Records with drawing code
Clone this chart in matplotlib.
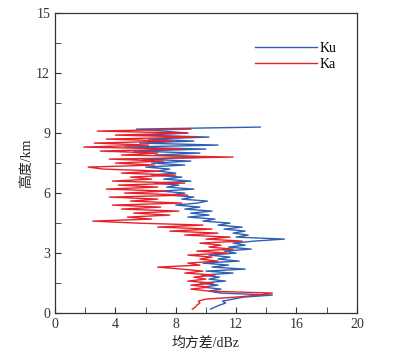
import matplotlib
matplotlib.use("Agg")
import matplotlib.pyplot as plt
from matplotlib.ticker import MultipleLocator

heights = [0.2, 0.3, 0.4, 0.5, 0.6, 0.7, 0.8, 0.9, 1.0, 1.1, 1.2, 1.3, 1.4, 1.5, 1.6, 1.7, 1.8, 1.9,
           2.0, 2.1, 2.2, 2.3, 2.4, 2.5, 2.6, 2.7, 2.8, 2.9, 3.0, 3.1, 3.2, 3.3, 3.4, 3.5, 3.6, 3.7,
           3.8, 3.9, 4.0, 4.1, 4.2, 4.3, 4.4, 4.5, 4.6, 4.7, 4.8, 4.9, 5.0, 5.1, 5.2, 5.3, 5.4, 5.5,
           5.6, 5.7, 5.8, 5.9, 6.0, 6.1, 6.2, 6.3, 6.4, 6.5, 6.6, 6.7, 6.8, 6.9, 7.0, 7.1, 7.2, 7.3,
           7.4, 7.5, 7.6, 7.7, 7.8, 7.9, 8.0, 8.1, 8.2, 8.3, 8.4, 8.5, 8.6, 8.7, 8.8, 8.9, 9.0, 9.1,
           9.2, 9.3]

ku = [10.3, 10.6, 10.9, 11.3, 11.1, 11.8, 12.5, 14.4, 11.0, 10.2, 11.0, 9.8, 10.8, 9.6, 11.3, 10.2, 10.9, 9.7,
      11.8, 10.0, 12.6, 10.4, 11.5, 9.8, 12.2, 10.8, 11.6, 10.2, 12.0, 11.2, 13.0, 11.5, 12.6, 11.8, 13.2, 15.2,
      12.0, 12.8, 11.8, 12.6, 11.2, 12.4, 10.8, 11.6, 9.8, 10.6, 8.8, 10.2, 9.0, 10.4, 8.6, 9.6, 8.0, 9.4,
      10.1, 8.4, 9.2, 7.6, 8.6, 7.0, 9.2, 7.4, 8.2, 6.6, 9.0, 7.2, 8.4, 6.4, 8.0, 6.8, 7.6, 6.0,
      8.6, 6.4, 9.0, 5.8, 10.4, 6.6, 9.6, 5.2, 10.0, 4.6, 10.8, 5.6, 9.2, 6.2, 10.2, 5.8, 8.8, 7.2,
      5.4, 13.6]

ka = [9.1, 9.3, 9.4, 9.6, 9.5, 10.0, 12.0, 13.5, 14.4, 10.2, 9.0, 10.2, 9.0, 10.5, 8.8, 10.0, 9.2, 10.6,
      8.6, 9.8, 8.4, 6.8, 9.6, 8.8, 10.8, 9.6, 10.4, 8.8, 11.4, 9.4, 11.8, 10.2, 11.0, 9.6, 12.4, 10.0,
      11.6, 8.6, 10.8, 7.6, 10.4, 6.8, 9.8, 5.4, 2.5, 6.4, 4.8, 7.6, 5.2, 8.2, 4.4, 7.0, 3.8, 8.4,
      5.0, 6.8, 3.6, 8.8, 4.6, 7.4, 3.4, 6.8, 4.2, 8.6, 3.8, 6.4, 5.0, 8.0, 4.4, 7.0, 3.2, 2.2,
      6.6, 4.0, 7.2, 3.6, 11.8, 4.4, 6.8, 3.0, 8.4, 1.9, 6.2, 2.6, 7.8, 3.4, 9.4, 4.0, 8.8, 2.8,
      9.0]

series_names = ["Ku", "Ka"]
colors = ["#2f5fb3", "#e5222b"]

plt.rcParams['font.family'] = ['Liberation Serif', 'Noto Sans CJK SC']

fig = plt.figure(figsize=(3.93, 3.53), dpi=100)
ax = fig.add_axes([0.14, 0.113, 0.768, 0.85])

ax.plot(ku, heights[:len(ku)], color=colors[0], lw=1.0, label=series_names[0])
ax.plot(ka, heights[:len(ka)], color=colors[1], lw=1.0, label=series_names[1])

ax.set_xlim(0, 20)
ax.set_ylim(0, 15)
ax.xaxis.set_major_locator(MultipleLocator(4))
ax.xaxis.set_minor_locator(MultipleLocator(2))
ax.yaxis.set_major_locator(MultipleLocator(3))
ax.yaxis.set_minor_locator(MultipleLocator(1.5))
ax.tick_params(which='both', direction='in', labelsize=10, colors='#333333')
ax.tick_params(which='major', length=4)
ax.tick_params(which='minor', length=4)
for s in ax.spines.values():
    s.set_color('#333333')
    s.set_linewidth(0.9)

ax.set_xlabel("均方差/dBz", fontsize=10, color='#222222', labelpad=4)
ax.set_ylabel("高度/km", fontsize=10, color='#222222', labelpad=2)

ax.legend(loc='upper right', bbox_to_anchor=(0.975, 0.945), frameon=False, fontsize=10,
          handlelength=4.5, handletextpad=0.2, labelspacing=0.2)

fig.savefig("out.png", dpi=100)
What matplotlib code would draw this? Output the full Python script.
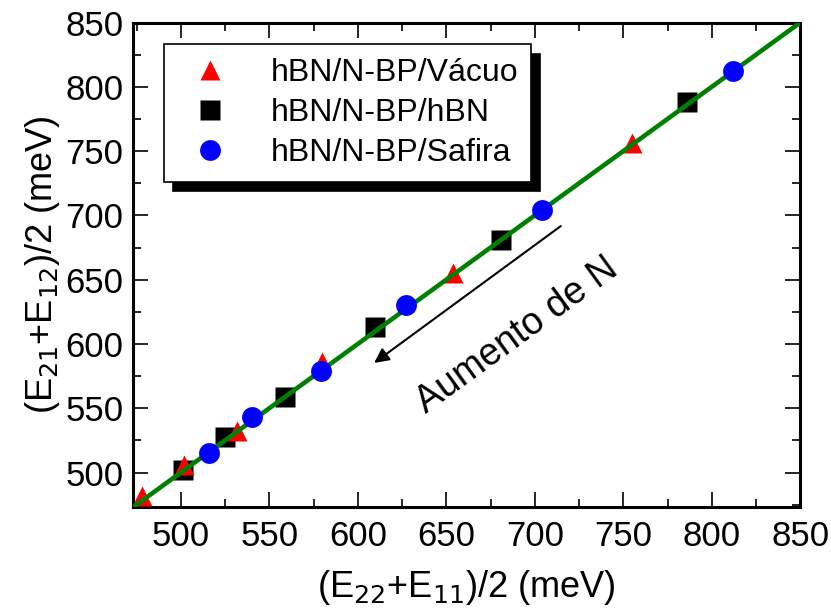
import matplotlib
matplotlib.use('Agg')
import matplotlib.pyplot as plt
from matplotlib.ticker import MultipleLocator

plt.rcParams['font.family'] = ['Liberation Sans', 'DejaVu Sans']

# (E22+E11)/2 and (E21+E12)/2 in meV
vac_x = [478, 502, 532, 580, 654, 755]
vac_y = [482, 506, 532, 586, 655, 756]
hbn_x = [501, 525, 559, 610, 681, 786]
hbn_y = [502, 528, 559, 613, 681, 788]
saf_x = [516, 540, 579, 627, 704, 812]
saf_y = [515, 543, 579, 630, 704, 812]
line_x = [473, 850]

fig, ax = plt.subplots(figsize=(8.31, 6.09), dpi=100)
fig.subplots_adjust(left=0.16, right=0.963, top=0.963, bottom=0.167)

# squares under triangles, line over both, circles on top
ax.plot(vac_x, vac_y, '^', color='red', ms=15, mec='none', zorder=3, label='hBN/N-BP/Vácuo')
ax.plot(hbn_x, hbn_y, 's', color='black', ms=14, mec='none', zorder=2, label='hBN/N-BP/hBN')
ax.plot(saf_x, saf_y, 'o', color='blue', ms=15, mec='none', zorder=5, label='hBN/N-BP/Safira')
ax.plot(line_x, line_x, color='green', lw=3.3, zorder=4)

ax.set_xlim(473, 850)
ax.set_ylim(473, 850)
ax.xaxis.set_major_locator(MultipleLocator(50))
ax.yaxis.set_major_locator(MultipleLocator(50))
ax.xaxis.set_minor_locator(MultipleLocator(25))
ax.yaxis.set_minor_locator(MultipleLocator(25))
ax.tick_params(which='both', direction='in', top=True, right=True, labelsize=25, width=1.2)
ax.tick_params(which='major', length=11)
ax.tick_params(which='minor', length=6)
ax.tick_params(axis='x', pad=9)
ax.tick_params(axis='y', pad=7)
for s in ax.spines.values():
    s.set_linewidth(2.2)

ax.set_xlabel('(E$_{22}$+E$_{11}$)/2 (meV)', fontsize=26, labelpad=11)
ax.set_ylabel('(E$_{21}$+E$_{12}$)/2 (meV)', fontsize=26, labelpad=2)

ax.annotate('', xy=(608, 584), xytext=(716, 693),
            arrowprops=dict(arrowstyle='-|>', color='black', lw=1.5, mutation_scale=22))
ax.text(690, 607, 'Aumento de N', fontsize=27, rotation=36,
        ha='center', va='center', rotation_mode='anchor')

leg = ax.legend(loc='upper left', bbox_to_anchor=(0.047, 0.955), fontsize=23,
                fancybox=False, edgecolor='black', framealpha=1,
                shadow={'color': 'black', 'alpha': 1, 'ox': 6, 'oy': -7},
                handletextpad=0.9, handlelength=2.0, borderpad=0.42,
                labelspacing=0.32, borderaxespad=0)
leg.get_frame().set_linewidth(1.2)
leg.set_zorder(10)

fig.savefig('out.png', dpi=100)
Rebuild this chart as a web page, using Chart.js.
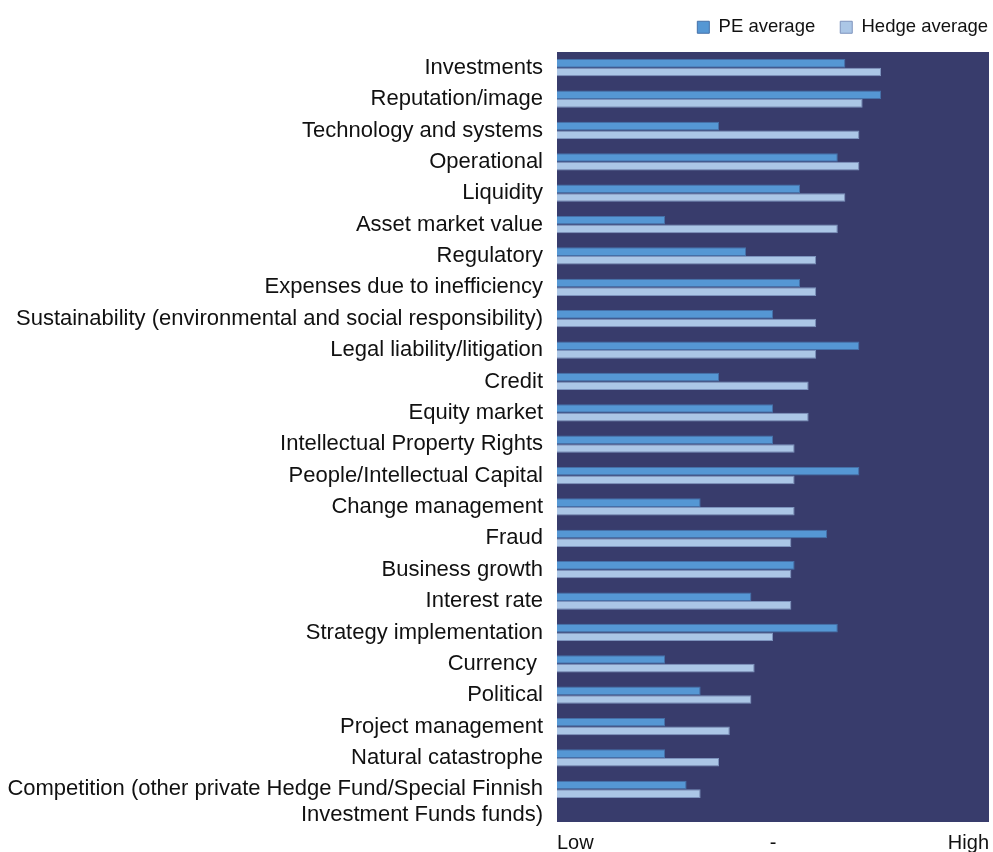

● Direction
Locate the word "chart" in the entries, and copy every line where it is found.

● Expected output
Clone this chart in matplotlib.
Rebuild this chart as a web page, using Chart.js.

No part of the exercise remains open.